• _Work to do_: Skip the pictures. Set down, word for word, the lines from the start of the material up to and including the line with "from matplotlib.ticker import MultipleLocator".

• _Dataset excerpt_:
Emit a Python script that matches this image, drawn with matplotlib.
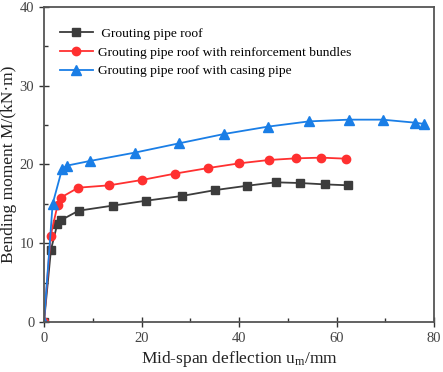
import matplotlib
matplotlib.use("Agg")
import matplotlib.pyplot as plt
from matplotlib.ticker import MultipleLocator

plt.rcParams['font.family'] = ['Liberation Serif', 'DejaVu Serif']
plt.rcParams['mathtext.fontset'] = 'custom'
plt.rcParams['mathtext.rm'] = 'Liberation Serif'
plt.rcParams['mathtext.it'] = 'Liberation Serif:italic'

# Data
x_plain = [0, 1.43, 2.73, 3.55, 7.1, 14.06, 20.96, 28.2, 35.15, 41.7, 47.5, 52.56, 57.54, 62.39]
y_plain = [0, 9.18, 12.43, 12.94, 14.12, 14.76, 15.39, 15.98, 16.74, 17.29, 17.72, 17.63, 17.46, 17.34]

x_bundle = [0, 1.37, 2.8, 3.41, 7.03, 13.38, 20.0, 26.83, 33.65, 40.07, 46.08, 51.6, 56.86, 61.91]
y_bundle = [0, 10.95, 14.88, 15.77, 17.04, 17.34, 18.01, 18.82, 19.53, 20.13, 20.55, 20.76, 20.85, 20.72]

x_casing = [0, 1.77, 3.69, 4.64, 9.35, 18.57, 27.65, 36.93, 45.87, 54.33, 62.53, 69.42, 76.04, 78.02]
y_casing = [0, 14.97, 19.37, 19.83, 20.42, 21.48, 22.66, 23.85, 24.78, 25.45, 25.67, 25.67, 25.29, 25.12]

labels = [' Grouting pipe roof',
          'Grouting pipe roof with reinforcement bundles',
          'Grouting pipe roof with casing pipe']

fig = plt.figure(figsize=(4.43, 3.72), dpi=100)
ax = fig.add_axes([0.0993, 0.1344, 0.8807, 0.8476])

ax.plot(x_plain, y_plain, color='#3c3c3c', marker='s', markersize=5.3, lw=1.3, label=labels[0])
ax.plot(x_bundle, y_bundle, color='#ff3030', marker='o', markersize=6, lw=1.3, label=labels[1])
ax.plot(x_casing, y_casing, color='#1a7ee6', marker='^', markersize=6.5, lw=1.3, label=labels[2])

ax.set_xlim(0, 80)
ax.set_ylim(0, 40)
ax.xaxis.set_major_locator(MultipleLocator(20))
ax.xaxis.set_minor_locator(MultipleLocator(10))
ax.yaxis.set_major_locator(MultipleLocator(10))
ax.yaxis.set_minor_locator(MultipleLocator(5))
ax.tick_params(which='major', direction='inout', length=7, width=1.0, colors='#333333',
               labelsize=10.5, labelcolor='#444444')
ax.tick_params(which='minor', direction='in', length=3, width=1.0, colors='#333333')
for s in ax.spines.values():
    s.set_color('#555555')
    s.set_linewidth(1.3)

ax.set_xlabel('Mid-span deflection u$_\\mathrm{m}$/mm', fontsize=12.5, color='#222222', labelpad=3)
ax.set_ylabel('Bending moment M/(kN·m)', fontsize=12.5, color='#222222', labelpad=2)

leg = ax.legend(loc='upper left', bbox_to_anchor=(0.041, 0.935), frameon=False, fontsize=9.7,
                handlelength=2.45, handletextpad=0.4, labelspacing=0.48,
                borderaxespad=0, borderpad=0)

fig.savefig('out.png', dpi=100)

• _Task response_:
Emit a Python script that matches this image, drawn with matplotlib.
import matplotlib
matplotlib.use("Agg")
import matplotlib.pyplot as plt
from matplotlib.ticker import MultipleLocator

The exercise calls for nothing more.